* [WHAT TO DO] Repeat verbatim only the lines from the one with "Reproduce this chart with matplotlib." through the one with "capsize=7.5, capthick=1.1, zorder=4)", both ends kept. Pictures stay out.

━━ ENTRIES SHOWN

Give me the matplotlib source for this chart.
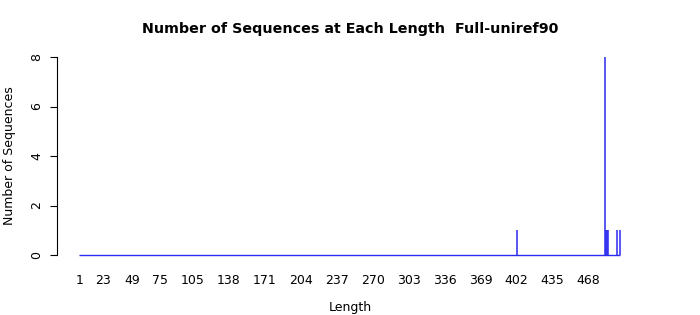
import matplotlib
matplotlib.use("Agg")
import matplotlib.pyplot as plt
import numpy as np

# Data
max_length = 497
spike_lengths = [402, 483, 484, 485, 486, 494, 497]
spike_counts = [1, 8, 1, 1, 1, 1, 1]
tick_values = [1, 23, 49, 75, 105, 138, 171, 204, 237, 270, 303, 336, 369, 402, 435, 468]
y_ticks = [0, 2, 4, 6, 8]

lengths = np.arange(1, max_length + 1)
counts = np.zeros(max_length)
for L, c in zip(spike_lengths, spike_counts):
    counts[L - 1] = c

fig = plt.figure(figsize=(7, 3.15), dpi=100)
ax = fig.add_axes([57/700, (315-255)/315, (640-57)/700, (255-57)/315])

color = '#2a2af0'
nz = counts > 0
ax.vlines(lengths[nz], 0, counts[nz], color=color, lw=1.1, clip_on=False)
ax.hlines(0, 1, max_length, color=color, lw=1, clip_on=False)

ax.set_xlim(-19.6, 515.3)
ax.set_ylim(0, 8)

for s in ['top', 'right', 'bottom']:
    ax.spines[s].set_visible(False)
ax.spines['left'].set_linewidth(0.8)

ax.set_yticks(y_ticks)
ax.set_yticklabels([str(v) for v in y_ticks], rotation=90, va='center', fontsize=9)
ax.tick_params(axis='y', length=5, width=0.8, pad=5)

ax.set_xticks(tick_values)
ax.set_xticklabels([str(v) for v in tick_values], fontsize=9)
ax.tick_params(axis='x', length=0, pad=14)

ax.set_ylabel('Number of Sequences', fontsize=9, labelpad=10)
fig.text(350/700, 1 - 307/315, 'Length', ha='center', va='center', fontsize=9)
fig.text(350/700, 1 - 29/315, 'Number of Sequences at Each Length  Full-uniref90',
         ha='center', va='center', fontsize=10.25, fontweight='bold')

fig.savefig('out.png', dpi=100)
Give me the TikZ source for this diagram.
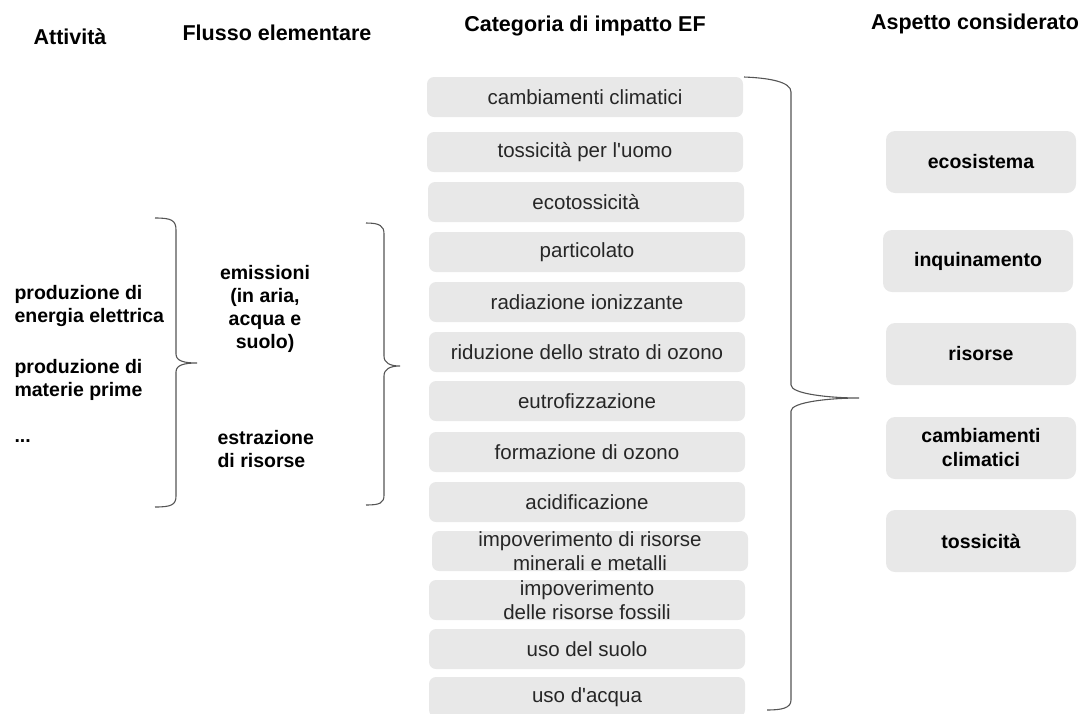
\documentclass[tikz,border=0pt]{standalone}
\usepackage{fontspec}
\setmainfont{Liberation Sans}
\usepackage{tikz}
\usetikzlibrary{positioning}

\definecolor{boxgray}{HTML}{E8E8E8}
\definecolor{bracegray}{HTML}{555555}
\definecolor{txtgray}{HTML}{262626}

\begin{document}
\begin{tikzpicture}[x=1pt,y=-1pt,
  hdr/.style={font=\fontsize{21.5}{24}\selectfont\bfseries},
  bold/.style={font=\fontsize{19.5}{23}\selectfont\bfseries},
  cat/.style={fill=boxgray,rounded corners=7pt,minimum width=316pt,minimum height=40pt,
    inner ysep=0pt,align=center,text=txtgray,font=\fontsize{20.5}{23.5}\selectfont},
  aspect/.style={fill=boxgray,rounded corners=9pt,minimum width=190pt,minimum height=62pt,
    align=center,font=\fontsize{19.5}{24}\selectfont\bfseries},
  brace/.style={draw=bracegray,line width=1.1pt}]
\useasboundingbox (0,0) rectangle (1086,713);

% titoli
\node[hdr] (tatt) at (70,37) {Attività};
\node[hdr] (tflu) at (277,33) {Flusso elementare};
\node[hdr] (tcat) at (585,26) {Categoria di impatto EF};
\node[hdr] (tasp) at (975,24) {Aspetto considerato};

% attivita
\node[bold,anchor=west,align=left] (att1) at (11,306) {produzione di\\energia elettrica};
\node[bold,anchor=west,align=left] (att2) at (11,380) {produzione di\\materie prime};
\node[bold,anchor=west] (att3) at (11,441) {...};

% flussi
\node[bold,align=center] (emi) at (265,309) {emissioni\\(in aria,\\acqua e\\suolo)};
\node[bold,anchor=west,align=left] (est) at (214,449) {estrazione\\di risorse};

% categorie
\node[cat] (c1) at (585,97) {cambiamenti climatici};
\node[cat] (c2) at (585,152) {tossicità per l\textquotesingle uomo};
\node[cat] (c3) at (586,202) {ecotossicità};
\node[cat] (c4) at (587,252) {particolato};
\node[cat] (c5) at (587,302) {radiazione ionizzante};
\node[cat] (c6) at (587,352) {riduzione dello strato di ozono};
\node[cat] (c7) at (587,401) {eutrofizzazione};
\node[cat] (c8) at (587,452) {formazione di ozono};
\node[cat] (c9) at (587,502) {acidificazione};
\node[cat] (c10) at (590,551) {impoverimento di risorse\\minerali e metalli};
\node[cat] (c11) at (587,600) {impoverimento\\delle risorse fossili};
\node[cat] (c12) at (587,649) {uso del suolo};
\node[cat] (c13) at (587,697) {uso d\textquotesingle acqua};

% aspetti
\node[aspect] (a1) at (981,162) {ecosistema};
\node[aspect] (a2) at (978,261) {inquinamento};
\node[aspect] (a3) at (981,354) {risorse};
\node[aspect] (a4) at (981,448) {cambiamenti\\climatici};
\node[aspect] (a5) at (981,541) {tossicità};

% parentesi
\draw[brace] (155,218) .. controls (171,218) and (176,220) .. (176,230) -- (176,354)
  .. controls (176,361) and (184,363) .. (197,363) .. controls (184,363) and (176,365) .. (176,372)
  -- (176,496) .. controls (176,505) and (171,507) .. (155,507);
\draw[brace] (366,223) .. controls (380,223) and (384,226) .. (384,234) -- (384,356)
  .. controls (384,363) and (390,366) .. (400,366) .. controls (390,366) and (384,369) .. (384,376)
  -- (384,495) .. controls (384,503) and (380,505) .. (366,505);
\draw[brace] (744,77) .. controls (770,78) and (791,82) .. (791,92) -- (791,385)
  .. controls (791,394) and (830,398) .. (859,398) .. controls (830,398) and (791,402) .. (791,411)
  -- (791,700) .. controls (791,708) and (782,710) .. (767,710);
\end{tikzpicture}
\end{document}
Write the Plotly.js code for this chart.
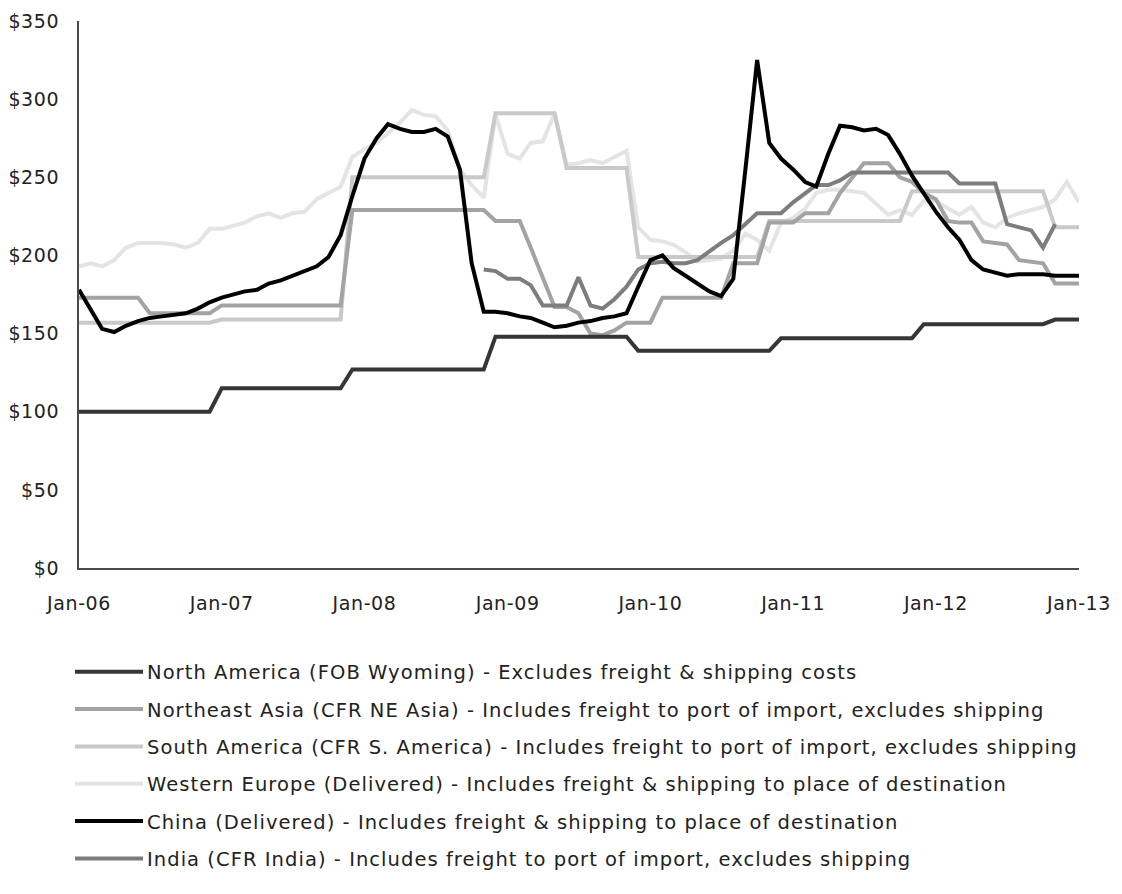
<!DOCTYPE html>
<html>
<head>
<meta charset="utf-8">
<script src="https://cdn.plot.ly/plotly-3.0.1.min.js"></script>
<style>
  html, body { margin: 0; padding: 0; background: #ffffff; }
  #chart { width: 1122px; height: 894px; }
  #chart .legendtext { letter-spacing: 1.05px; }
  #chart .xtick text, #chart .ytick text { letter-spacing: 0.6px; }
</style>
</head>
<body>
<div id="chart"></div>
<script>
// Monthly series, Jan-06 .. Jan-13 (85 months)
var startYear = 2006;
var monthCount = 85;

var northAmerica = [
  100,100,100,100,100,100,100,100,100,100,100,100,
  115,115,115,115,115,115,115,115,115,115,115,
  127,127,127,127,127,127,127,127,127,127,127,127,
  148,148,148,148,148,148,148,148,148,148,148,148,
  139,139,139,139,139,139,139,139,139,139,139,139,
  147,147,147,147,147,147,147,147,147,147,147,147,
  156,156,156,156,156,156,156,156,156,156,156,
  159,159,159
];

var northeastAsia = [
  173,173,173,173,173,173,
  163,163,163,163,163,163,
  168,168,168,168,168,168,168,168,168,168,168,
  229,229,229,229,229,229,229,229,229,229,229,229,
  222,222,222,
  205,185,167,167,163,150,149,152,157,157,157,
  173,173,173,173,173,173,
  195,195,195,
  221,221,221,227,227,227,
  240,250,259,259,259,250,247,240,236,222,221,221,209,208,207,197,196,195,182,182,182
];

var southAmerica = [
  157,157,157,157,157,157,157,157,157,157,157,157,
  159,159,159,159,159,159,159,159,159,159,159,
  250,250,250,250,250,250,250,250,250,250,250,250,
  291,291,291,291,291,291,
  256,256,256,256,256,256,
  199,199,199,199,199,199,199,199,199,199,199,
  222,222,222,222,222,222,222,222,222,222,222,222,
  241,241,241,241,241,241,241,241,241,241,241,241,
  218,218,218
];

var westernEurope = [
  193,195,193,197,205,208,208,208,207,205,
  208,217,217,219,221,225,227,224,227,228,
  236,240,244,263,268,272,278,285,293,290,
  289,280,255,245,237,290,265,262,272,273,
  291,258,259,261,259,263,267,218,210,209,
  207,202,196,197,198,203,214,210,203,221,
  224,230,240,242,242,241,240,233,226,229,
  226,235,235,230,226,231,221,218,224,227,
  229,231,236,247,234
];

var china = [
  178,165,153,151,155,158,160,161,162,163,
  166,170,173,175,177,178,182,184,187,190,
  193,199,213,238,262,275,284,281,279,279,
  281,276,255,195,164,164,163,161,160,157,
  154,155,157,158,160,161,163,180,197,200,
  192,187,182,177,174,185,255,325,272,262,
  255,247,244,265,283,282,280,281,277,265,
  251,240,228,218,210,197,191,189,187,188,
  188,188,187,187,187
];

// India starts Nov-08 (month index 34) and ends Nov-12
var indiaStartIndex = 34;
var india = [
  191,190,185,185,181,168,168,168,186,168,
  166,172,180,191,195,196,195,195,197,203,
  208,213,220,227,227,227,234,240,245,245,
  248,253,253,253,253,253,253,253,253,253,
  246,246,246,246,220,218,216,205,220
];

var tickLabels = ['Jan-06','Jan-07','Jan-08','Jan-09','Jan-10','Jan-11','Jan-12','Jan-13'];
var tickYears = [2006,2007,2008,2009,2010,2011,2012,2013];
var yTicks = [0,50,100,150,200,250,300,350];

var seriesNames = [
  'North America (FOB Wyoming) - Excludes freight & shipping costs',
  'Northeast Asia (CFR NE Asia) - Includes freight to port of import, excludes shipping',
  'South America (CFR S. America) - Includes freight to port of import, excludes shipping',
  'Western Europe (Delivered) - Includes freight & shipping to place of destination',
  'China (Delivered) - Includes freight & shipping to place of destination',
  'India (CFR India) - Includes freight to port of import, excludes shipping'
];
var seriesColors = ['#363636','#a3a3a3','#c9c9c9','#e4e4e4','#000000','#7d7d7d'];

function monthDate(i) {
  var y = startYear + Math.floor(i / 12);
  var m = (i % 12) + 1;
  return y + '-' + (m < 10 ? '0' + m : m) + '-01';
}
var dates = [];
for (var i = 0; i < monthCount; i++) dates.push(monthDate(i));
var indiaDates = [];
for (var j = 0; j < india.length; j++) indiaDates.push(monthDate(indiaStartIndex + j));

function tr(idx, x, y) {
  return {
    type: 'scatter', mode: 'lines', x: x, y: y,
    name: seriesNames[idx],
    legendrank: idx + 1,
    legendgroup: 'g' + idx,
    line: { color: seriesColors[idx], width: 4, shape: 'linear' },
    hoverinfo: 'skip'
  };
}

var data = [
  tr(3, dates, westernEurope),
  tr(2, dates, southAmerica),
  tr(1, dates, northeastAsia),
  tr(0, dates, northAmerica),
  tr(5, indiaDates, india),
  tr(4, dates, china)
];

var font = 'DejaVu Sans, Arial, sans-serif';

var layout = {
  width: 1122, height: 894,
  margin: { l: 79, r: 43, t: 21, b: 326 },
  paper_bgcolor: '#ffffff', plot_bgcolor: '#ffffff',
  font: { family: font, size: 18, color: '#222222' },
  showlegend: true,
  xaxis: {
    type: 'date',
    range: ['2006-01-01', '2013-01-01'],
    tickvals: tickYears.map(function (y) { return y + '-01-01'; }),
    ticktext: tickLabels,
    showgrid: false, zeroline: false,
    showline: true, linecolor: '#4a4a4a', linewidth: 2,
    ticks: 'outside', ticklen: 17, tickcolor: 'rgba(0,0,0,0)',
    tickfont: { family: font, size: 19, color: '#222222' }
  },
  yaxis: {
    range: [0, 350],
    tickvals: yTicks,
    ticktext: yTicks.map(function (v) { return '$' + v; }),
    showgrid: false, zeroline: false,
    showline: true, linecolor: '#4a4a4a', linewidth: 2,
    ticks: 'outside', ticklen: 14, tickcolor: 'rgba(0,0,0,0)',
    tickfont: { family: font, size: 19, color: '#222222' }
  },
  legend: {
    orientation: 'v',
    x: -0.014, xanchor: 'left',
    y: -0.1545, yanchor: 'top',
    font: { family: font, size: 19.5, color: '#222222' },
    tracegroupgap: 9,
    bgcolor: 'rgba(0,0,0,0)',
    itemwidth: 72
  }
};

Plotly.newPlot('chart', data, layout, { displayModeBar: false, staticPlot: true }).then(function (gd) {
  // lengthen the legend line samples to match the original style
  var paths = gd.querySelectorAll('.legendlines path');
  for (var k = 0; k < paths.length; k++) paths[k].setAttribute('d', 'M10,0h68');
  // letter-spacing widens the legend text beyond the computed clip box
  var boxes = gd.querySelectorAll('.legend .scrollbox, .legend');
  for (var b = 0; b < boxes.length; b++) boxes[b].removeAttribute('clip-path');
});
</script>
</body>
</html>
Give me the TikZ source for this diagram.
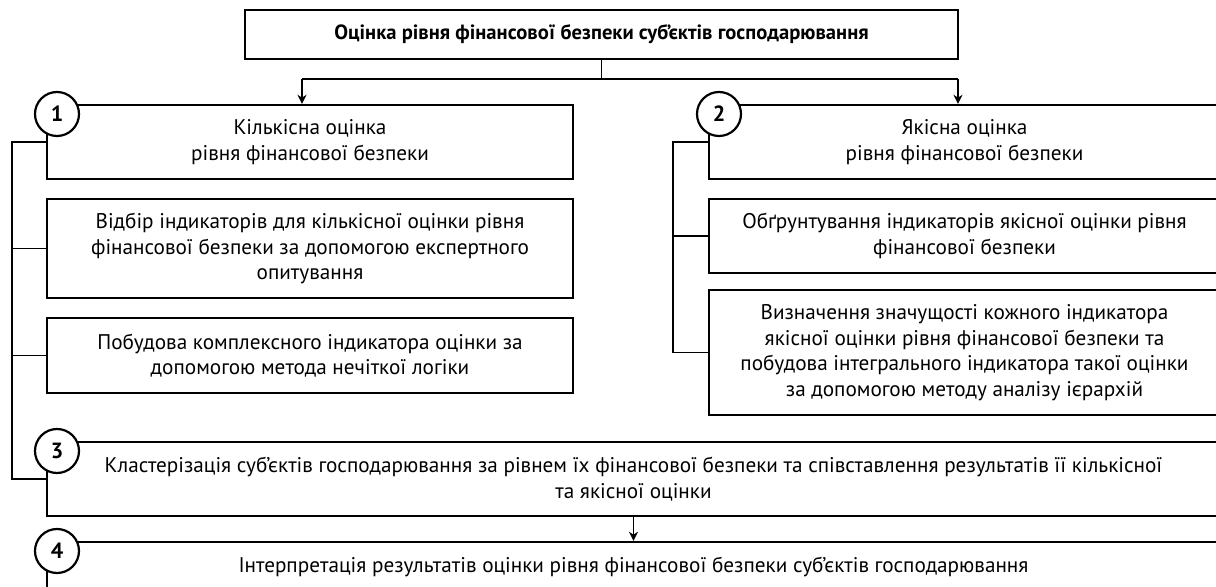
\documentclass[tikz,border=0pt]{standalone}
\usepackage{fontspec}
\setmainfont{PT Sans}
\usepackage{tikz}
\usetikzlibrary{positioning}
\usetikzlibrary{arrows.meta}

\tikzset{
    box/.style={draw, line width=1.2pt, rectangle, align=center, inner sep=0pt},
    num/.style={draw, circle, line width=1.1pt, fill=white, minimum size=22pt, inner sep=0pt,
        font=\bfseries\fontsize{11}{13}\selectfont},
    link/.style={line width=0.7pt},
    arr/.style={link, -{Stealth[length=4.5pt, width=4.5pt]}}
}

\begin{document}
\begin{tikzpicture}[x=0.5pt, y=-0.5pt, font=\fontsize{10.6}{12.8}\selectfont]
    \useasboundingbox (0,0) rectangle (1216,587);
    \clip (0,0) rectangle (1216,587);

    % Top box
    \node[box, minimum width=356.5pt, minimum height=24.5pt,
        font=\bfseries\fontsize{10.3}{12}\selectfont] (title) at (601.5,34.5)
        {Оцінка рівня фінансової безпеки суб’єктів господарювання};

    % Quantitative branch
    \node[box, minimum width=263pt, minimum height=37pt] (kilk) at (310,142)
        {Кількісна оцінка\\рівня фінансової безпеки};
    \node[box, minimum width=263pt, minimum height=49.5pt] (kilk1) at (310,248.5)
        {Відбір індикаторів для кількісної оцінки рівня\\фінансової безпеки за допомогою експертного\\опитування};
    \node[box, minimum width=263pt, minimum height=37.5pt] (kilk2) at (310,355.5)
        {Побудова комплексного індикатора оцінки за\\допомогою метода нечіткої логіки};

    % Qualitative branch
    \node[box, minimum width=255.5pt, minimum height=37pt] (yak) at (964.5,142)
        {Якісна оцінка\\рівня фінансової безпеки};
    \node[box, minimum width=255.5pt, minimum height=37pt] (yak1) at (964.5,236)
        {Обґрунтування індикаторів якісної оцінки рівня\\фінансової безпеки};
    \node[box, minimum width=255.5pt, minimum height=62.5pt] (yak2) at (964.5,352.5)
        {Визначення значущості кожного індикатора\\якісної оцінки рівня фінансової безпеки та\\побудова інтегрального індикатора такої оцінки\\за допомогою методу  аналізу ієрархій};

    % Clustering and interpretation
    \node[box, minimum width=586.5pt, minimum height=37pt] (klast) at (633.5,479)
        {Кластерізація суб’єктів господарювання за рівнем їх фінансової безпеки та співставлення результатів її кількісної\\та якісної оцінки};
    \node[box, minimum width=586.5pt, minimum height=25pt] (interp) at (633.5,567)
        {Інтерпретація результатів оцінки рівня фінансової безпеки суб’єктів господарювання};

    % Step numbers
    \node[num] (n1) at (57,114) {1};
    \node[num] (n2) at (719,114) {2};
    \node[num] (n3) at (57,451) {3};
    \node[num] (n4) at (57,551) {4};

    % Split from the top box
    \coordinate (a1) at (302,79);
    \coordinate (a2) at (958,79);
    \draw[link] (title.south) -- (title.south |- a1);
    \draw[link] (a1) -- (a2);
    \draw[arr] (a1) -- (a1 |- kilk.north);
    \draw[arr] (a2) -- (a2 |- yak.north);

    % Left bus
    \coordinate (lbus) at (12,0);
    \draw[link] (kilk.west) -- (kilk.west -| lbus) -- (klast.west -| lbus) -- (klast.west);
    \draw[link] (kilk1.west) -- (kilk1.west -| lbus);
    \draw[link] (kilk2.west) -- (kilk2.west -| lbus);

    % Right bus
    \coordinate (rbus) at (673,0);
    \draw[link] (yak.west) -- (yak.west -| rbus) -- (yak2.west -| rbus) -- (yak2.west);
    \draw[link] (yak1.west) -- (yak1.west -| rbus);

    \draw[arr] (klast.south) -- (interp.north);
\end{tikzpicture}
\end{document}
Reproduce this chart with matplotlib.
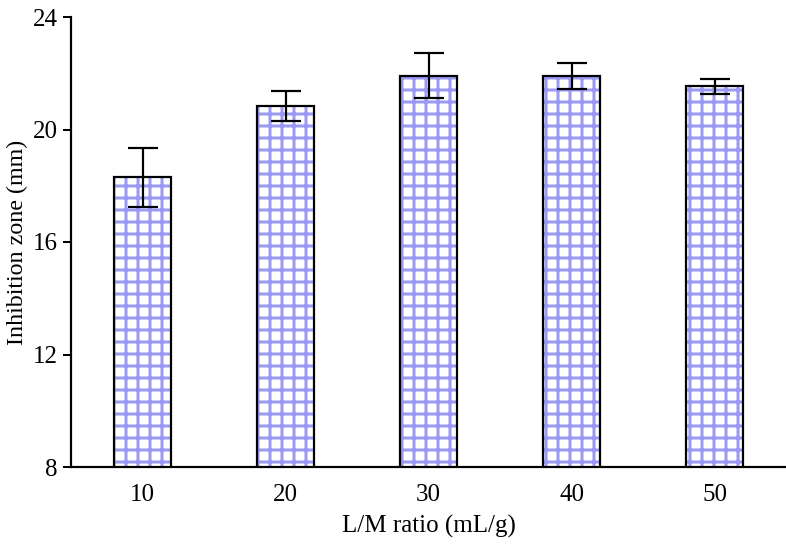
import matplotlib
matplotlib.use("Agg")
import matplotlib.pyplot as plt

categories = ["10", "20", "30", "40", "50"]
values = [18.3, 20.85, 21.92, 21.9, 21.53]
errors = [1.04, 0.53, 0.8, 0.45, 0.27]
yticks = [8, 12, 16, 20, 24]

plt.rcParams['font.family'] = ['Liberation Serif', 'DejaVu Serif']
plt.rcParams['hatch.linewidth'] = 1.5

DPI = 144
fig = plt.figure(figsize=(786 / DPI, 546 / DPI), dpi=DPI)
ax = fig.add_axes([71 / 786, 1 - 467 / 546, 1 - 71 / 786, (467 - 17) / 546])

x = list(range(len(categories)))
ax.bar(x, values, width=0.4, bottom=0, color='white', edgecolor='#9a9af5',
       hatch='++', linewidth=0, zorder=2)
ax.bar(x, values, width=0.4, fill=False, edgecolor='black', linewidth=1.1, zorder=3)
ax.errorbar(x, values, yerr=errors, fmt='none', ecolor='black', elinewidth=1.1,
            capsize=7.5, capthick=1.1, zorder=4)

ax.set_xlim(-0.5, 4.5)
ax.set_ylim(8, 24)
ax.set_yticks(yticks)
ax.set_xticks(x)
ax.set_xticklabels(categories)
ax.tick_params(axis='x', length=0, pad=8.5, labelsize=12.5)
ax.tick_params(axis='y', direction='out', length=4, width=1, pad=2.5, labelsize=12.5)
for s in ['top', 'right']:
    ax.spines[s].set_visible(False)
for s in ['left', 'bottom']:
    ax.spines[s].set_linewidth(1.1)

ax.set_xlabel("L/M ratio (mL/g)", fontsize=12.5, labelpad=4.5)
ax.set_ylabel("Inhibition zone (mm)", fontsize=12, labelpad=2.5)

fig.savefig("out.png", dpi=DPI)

━━━━

* [SOLUTION]
Reproduce this chart with matplotlib.
import matplotlib
matplotlib.use("Agg")
import matplotlib.pyplot as plt

categories = ["10", "20", "30", "40", "50"]
values = [18.3, 20.85, 21.92, 21.9, 21.53]
errors = [1.04, 0.53, 0.8, 0.45, 0.27]
yticks = [8, 12, 16, 20, 24]

plt.rcParams['font.family'] = ['Liberation Serif', 'DejaVu Serif']
plt.rcParams['hatch.linewidth'] = 1.5

DPI = 144
fig = plt.figure(figsize=(786 / DPI, 546 / DPI), dpi=DPI)
ax = fig.add_axes([71 / 786, 1 - 467 / 546, 1 - 71 / 786, (467 - 17) / 546])

x = list(range(len(categories)))
ax.bar(x, values, width=0.4, bottom=0, color='white', edgecolor='#9a9af5',
       hatch='++', linewidth=0, zorder=2)
ax.bar(x, values, width=0.4, fill=False, edgecolor='black', linewidth=1.1, zorder=3)
ax.errorbar(x, values, yerr=errors, fmt='none', ecolor='black', elinewidth=1.1,
            capsize=7.5, capthick=1.1, zorder=4)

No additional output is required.